Speaking in 2013, after the 11-week Lakanal House inquest had ended, Mbet Udoaka, who lost his wife Helen and their baby daughter, said: “Nearly four years later and after a long inquest, no organisation or authority have said sorry to us or accepted the blame. We feel very much that lessons have not been learned.”

In the aftermath of the Lakanal House fire, the Labour-controlled council promised £62 million for improved fire safety and maintenance, but residents are still living in death traps. Not a single sprinkler has been retrofitted in the council’s 174 high-rise towers. It was only in June, after the Grenfell Tower fire exposed criminal negligence by the Royal Borough of Kensington and Chelsea Council (RBKC), that Southwark Council officials went into damage control.
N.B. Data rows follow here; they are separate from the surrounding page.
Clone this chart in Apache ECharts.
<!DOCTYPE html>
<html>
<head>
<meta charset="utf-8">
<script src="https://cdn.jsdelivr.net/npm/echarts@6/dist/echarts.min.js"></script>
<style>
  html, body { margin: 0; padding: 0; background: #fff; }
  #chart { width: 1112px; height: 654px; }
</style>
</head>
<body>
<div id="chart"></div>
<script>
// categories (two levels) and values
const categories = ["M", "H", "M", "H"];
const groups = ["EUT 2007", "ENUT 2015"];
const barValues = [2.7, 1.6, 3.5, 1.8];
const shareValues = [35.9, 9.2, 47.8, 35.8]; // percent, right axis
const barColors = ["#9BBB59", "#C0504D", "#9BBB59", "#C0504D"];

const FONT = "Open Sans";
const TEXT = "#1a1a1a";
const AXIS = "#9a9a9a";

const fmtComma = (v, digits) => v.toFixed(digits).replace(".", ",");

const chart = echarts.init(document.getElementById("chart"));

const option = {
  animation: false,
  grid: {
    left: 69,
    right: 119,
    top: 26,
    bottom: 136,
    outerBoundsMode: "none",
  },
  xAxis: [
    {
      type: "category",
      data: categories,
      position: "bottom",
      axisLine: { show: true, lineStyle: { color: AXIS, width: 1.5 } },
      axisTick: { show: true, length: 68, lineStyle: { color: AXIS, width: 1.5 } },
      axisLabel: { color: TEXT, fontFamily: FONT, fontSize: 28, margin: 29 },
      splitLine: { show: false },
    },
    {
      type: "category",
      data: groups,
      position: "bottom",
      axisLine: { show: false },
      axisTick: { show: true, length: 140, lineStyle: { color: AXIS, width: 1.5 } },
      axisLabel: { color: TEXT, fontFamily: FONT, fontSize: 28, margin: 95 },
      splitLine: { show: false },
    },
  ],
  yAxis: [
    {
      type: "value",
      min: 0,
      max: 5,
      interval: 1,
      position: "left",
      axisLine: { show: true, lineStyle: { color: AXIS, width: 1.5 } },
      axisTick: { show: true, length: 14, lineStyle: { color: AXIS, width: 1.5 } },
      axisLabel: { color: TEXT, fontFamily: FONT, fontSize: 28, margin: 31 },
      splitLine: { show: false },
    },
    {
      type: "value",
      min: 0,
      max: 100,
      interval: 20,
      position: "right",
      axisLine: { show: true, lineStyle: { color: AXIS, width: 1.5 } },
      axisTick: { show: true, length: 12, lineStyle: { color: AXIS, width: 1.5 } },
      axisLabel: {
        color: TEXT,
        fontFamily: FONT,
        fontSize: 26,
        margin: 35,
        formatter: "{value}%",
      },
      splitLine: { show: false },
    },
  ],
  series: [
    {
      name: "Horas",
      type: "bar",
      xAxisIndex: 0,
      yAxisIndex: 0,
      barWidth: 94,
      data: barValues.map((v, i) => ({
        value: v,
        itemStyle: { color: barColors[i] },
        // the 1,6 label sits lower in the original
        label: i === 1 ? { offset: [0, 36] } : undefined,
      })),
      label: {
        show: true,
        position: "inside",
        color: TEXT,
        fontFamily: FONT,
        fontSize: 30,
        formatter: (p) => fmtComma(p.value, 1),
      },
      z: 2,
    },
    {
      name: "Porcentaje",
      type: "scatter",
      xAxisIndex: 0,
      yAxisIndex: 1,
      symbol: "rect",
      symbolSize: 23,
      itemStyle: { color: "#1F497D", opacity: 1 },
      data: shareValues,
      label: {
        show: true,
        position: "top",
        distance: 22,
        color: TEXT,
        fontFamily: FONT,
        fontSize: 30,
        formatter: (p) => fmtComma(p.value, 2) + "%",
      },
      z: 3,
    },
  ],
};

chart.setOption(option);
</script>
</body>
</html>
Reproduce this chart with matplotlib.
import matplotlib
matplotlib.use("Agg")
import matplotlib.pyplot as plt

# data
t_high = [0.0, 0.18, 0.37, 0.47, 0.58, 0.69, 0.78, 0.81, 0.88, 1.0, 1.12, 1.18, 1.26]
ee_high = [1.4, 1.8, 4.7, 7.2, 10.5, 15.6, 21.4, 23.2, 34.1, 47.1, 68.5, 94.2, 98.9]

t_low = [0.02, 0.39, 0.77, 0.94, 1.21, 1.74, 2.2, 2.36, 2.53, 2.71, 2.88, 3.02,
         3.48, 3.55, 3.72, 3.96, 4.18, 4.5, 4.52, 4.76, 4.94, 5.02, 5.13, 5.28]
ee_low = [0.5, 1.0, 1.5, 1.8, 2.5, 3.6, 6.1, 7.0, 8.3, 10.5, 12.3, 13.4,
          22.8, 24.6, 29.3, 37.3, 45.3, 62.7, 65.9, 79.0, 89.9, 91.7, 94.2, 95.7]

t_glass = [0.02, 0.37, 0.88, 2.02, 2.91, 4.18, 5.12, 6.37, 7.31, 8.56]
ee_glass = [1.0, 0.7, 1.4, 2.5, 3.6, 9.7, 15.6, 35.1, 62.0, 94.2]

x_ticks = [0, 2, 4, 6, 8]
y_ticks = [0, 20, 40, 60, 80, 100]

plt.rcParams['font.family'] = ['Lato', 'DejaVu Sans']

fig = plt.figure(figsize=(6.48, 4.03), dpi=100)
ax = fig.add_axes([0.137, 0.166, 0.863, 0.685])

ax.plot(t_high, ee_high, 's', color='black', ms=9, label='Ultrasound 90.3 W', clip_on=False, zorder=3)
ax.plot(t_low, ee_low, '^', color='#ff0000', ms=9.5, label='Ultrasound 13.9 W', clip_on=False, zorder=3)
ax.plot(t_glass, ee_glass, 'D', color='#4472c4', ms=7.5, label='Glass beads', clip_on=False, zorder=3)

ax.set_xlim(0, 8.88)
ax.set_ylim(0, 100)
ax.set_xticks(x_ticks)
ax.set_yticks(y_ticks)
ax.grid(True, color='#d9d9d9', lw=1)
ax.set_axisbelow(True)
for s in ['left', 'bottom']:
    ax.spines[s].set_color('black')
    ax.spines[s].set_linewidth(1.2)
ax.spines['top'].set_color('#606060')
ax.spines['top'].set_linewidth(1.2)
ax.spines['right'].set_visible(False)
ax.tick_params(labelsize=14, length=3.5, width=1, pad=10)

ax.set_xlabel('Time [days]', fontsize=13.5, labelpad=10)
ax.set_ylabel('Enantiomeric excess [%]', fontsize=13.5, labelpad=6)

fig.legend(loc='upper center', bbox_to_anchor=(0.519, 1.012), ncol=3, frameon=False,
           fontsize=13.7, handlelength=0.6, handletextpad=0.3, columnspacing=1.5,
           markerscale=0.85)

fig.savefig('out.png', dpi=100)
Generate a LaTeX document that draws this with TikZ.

On June 21, council officials called for “a full review” into whether sprinklers should be fitted. In August, a surveyor’s report suddenly emerged revealing that “strengthening works” at Ledbury Estate—that should have gone ahead after the deadly Ronan Point tower block collapse in 1968—were not carried out. The revelations meant the group of 13-storey blocks, with 200 households, could collapse in the event of a gas explosion.

Not a single measure was implemented nationally in the aftermath of the Lakanal House inquest to make safe hundreds of tower blocks across the UK. As a consequence, the criminal indifference displayed by Southwark Council, the government and other supposedly responsible authorities in 1999 paved the way for an even greater horror in West London.